Matthew94 said:
Yeah because games get more expensive each gen.
Oh wait, they don't.
N64 games were £40-50. PS3 games retail for £40 and most pay £30 or less within a few days/weeks.
Do you REALLY think they will price their product outside of the reach of the average consumer? No, it would be suicide.
I'm going to phrase this politely, this time.
What has changed is that it's increasingly common to sell system hardware at a loss. The Nintendo 3DS is now being produced at a signifcant loss on every unit sold, as was the PS3; it still may be, for all I know.
When the PS3 first came out, it was revealed that some of the unfortunate first-run big-name title providers would have to sell two and a half copies of their game for every PS3 that had been purchased at the time.
Take the shallowest of looks around the site, and you will see countless articles and posts about day-one DLC, complaints about piracy, anger about game price increases, industry hatred of the used-game market, the closures of studios whose games "only" sold in the high six- and low seven-figure range, expansion of the independent and "phone games" markets.
All of these articles point to one very simple fact. Games are getting more and more expensive to make, and prices are artificially, unsustainably low.
If you look at a game from the N64 era, you might take a moment to look at the end credits. It may have a couple dozen names. If you look at a similarly priced game from the XBox 360 and PS3 era, the credits will frequently roll on long enough to play all the way through a couple of popular songs.

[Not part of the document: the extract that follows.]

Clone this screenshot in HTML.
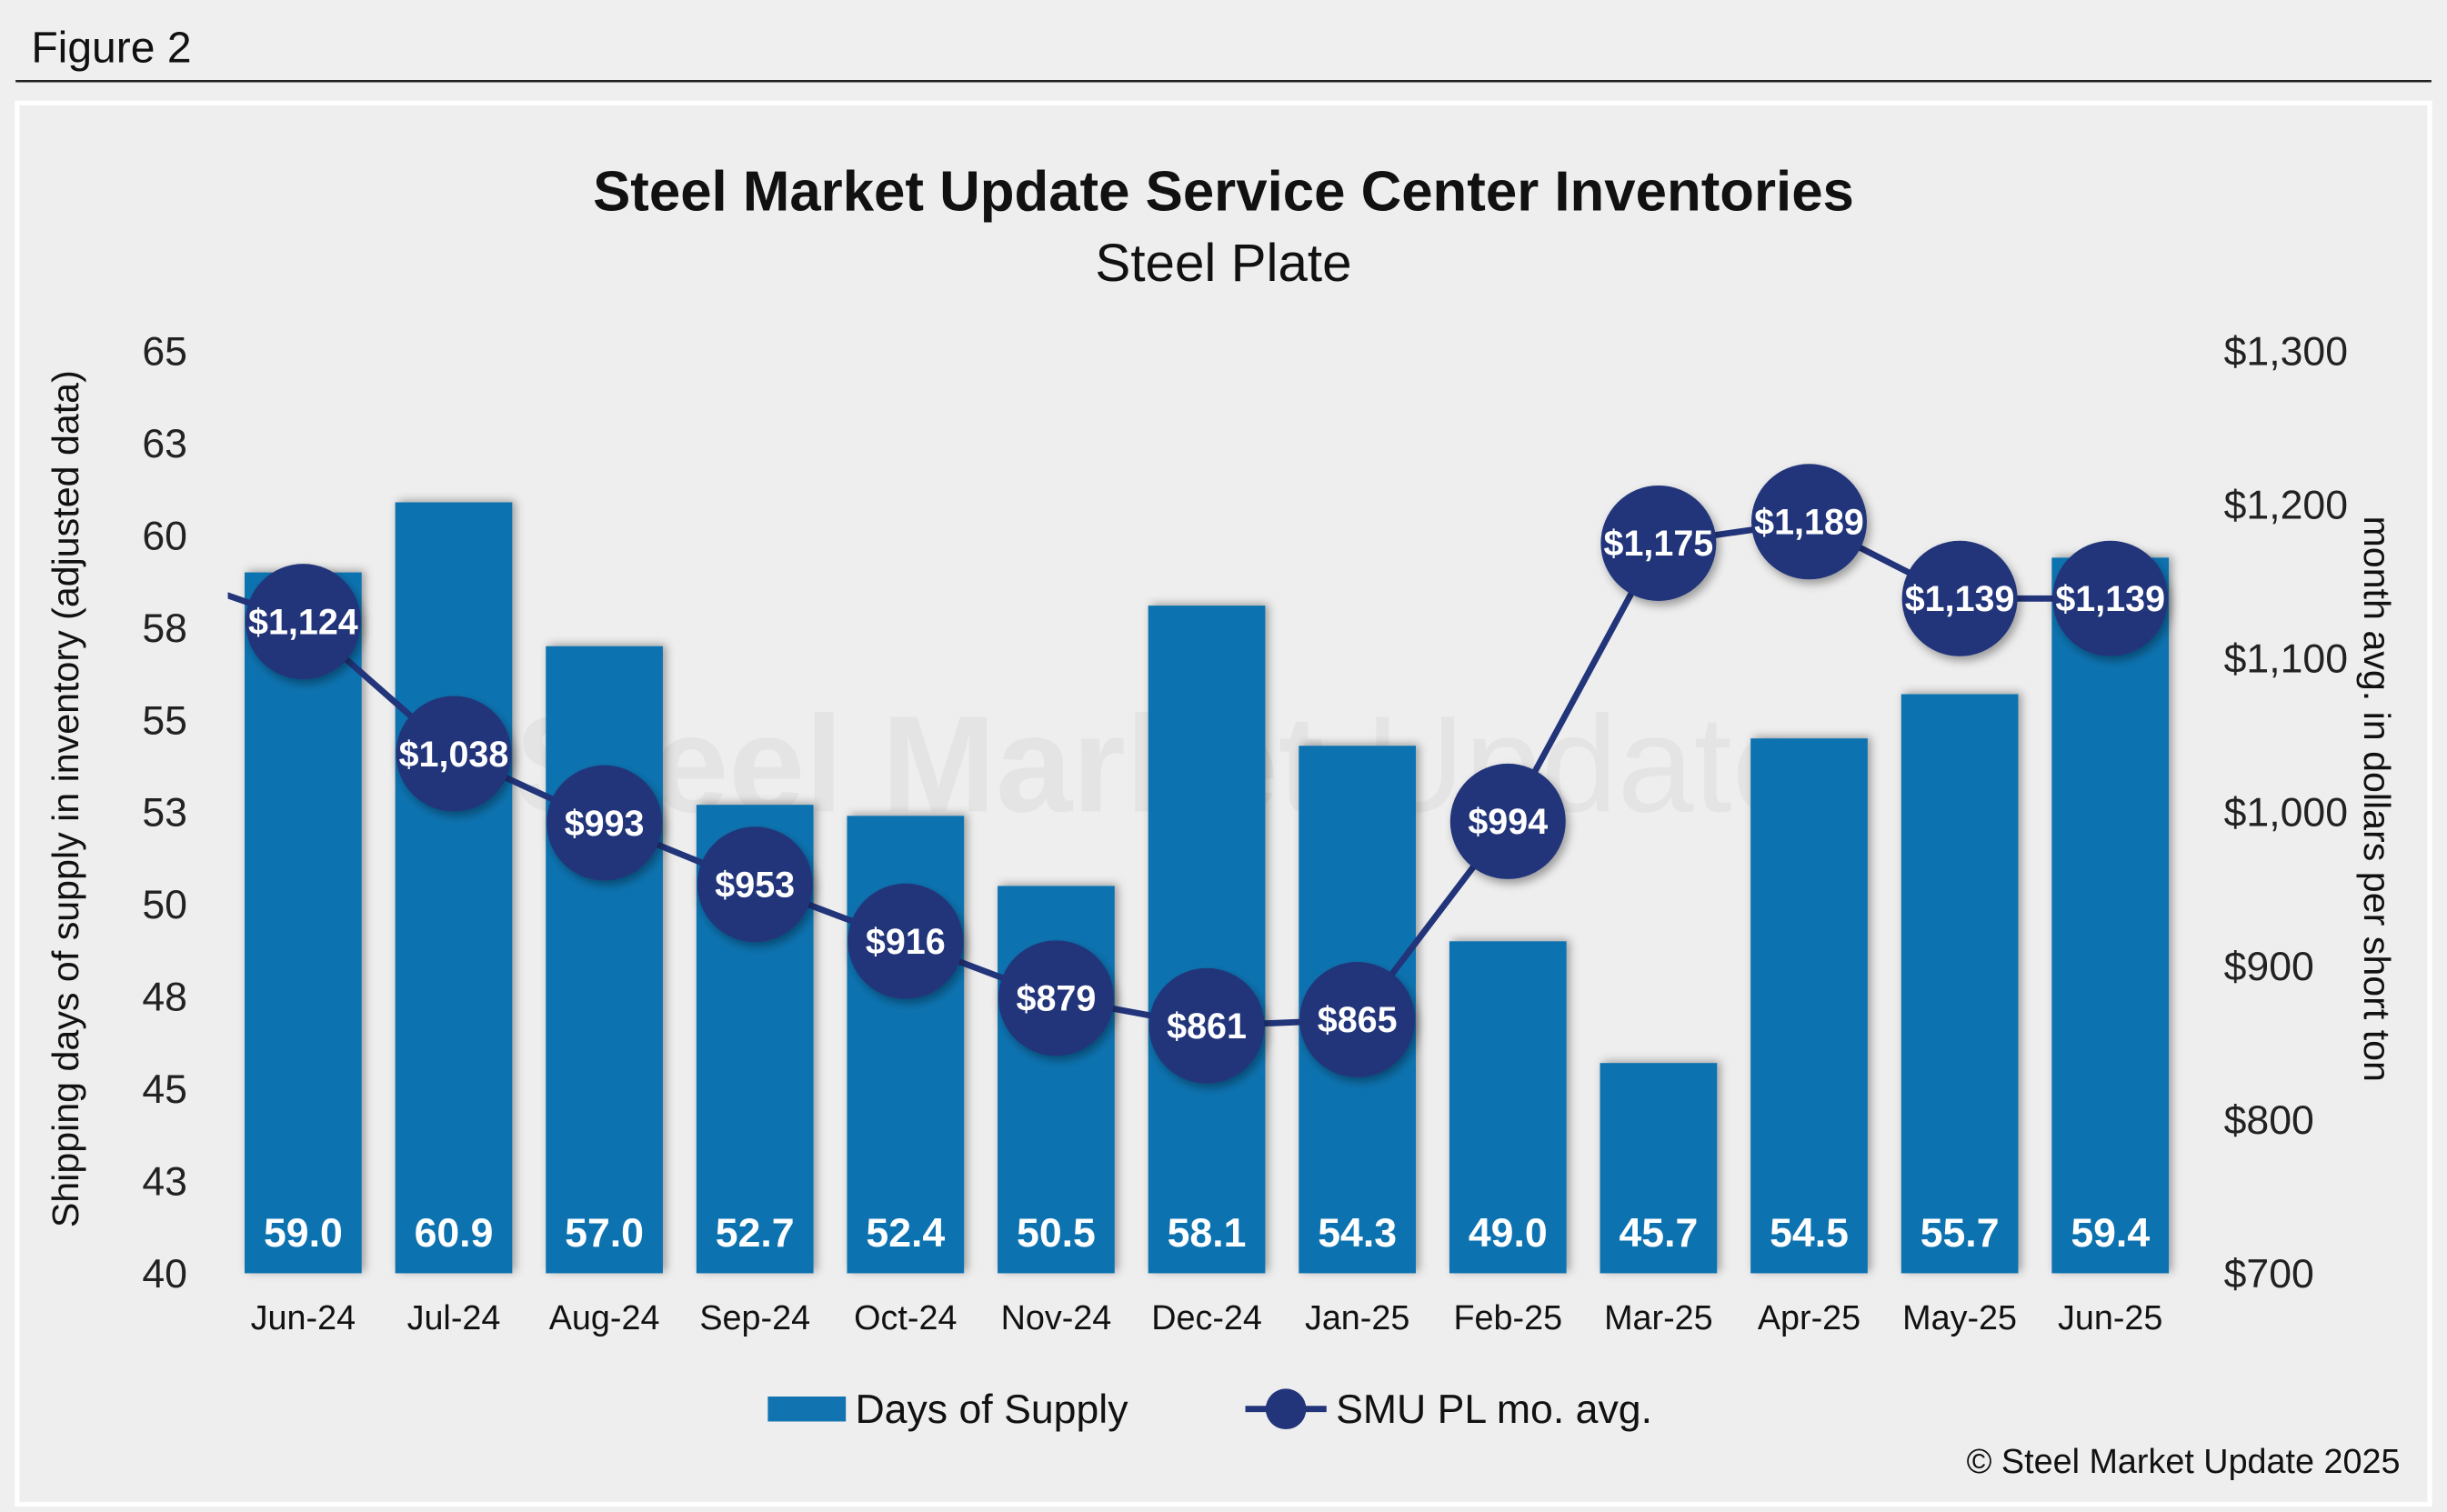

Every single one of those names has to draw a paycheck. The texture artists, the modelers, the motion-capture guys, the beta-testers, the voice-actors who dubbed the game into German.
Delivering the next-generation experience that justifies customers making the leap simply means
more texture artists, modelers, motion capture guys, etc. etc. For the poor schmucks who spearhead the charge into the next generation, it means fighting with a cumbersome new piece of hardware, more complicated than the last, whose development kits probably haven't had all the bugs ironed out yet. The reward for this struggle is getting to create games that will be sold at full price only to the tiny pool of early adopters, many of whom will probably deride the work as not really taking advantage of the new platform and being too reminiscent of the last generation.
And the hardware side gets to go through another run of manufacturing underruns and production snafus and red-rings-of-death.
These kinds of conditions were hard enough to financially justify when, for example, the Japanese video game market was healthy.
There is a reason why the places the market is expanding right now are in small-team projects like cell phone games and Facebook games. There is a reason why there's an increased consolidation among the groups responsible for producing AAA-titles, and so many subcontracted development teams either get absorbed into bigger companies wholesale or close their doors.
There is a reason the big three haven't been eager to push into a new generation. These developments did not occur in a vacuum.
The fact that you can jump up and down on the edge of a cliff for years singing "Nothing ever changes, la la la la la" does not preclude the possibility that one day your jumping causes the whole thing to give way underneath you. Or as stock traders like to say, "Past performance is not an indicator of future results."
Before you make blithe assumptions about the cliff, take a look at the cracks.